Variability of Multiangle Isometric Force-Time Characteristics in Trained Men
Journal of Strength and Conditioning Research, 2019
Measurements of isometric force, rate of force development (RFD) and impulse are widely reported. However, little is known about the variability and reliability of these measurements at multiple angles, over repeated testing occasions in a homogenous, resistance-trained population. Thus, understanding the intersession variability of multi-angle isometric force-time characteristics provides the purpose of this paper. Three sessions of isometric knee extensions at 40º, 70º and 100º of flexion were performed by 26 subjects across 51 limbs. All assessments were repeated on three occasions separated by 5-8 days.
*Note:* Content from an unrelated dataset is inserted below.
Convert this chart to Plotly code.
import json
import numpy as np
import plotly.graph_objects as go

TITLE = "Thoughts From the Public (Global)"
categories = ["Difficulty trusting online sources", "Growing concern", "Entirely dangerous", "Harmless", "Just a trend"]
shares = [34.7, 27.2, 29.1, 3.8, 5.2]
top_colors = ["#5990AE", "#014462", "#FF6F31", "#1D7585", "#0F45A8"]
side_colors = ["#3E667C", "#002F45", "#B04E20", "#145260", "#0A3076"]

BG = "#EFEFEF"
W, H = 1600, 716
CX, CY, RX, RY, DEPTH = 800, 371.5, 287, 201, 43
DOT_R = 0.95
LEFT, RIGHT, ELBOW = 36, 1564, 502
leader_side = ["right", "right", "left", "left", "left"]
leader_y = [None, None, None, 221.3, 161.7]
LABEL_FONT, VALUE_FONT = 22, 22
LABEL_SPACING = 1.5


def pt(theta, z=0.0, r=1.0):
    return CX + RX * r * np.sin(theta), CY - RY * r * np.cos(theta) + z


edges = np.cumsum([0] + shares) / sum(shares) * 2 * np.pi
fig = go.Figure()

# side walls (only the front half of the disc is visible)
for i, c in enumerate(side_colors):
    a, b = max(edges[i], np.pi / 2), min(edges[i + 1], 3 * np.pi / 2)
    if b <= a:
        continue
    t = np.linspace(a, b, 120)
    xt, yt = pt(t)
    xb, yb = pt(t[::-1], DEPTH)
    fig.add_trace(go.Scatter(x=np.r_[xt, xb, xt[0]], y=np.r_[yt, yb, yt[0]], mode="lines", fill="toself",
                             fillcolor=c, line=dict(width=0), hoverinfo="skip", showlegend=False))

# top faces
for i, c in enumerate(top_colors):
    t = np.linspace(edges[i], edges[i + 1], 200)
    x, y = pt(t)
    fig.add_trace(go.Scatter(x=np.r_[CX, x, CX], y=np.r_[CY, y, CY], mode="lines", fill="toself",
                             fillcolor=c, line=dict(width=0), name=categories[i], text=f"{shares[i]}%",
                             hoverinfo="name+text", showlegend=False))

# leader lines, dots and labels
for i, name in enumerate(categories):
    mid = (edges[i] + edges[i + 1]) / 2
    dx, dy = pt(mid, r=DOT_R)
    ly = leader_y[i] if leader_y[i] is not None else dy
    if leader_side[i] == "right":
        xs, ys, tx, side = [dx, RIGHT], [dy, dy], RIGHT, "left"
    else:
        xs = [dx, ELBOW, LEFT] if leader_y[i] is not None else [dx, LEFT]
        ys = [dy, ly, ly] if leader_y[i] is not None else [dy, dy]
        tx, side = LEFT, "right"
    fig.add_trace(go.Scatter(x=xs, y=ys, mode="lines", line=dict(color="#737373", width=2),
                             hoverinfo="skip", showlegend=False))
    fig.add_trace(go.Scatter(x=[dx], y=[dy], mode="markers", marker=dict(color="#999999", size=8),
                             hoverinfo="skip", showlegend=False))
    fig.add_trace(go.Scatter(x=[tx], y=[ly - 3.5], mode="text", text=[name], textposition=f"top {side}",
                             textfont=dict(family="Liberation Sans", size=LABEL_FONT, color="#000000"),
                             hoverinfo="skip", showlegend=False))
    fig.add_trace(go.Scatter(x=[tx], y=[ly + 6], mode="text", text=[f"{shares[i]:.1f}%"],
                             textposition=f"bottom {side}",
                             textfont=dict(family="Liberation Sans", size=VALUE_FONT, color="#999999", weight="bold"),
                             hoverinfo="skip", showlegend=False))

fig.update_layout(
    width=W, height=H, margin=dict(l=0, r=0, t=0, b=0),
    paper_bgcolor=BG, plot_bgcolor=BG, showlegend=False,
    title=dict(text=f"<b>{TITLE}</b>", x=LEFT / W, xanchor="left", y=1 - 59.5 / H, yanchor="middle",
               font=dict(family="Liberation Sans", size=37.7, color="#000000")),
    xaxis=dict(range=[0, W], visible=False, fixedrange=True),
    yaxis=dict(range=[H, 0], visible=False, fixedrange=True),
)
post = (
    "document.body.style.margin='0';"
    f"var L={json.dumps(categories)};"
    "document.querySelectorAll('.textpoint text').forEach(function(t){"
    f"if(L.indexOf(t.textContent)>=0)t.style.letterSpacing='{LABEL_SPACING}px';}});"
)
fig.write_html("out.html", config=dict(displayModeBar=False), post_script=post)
Variability was qualified by doubling the typical error of measurement (TEM), with thresholds of 0.2-0.6 (small), 0.6-1.2 (moderate), 1.2-2.0 (large), 2.0-4.0 (very large) and >4.0 (extremely large). Additionally, variability was deemed large when the intraclass correlation coefficient (ICC) was <0.67 and coefficient of variation (CV)>10%; moderate when ICC>0.67 or CV<10% (but not both); and small when both ICC>0.67 and CV<10%. Small to moderate between-session variability (ICC=0.68-0.95, CV=5.2-18.7%, TEM=0.24-0.49) was associated with isometric peak force, regardless of angle. Moderate to large variability was seen in early-stage (0-50 ms) RFD and impulse (ICC=0.60-0.80, CV=22.4-63.1%, TEM=0.62-0.74). Impulse and RFD at 0-100 ms, 0-200 ms and 100-200 ms were moderately variable (ICC=0.71-0.89, CV=11.8-42.1%, TEM=0.38-0.60) at all joint angles. Isometric peak force and late-stage isometric RFD and impulse measurements were found to have low intersession variability regardless of joint angle. However, practitioners need to exercise caution when making inferences about early-stage RFD and impulse measures due to moderate-large variability.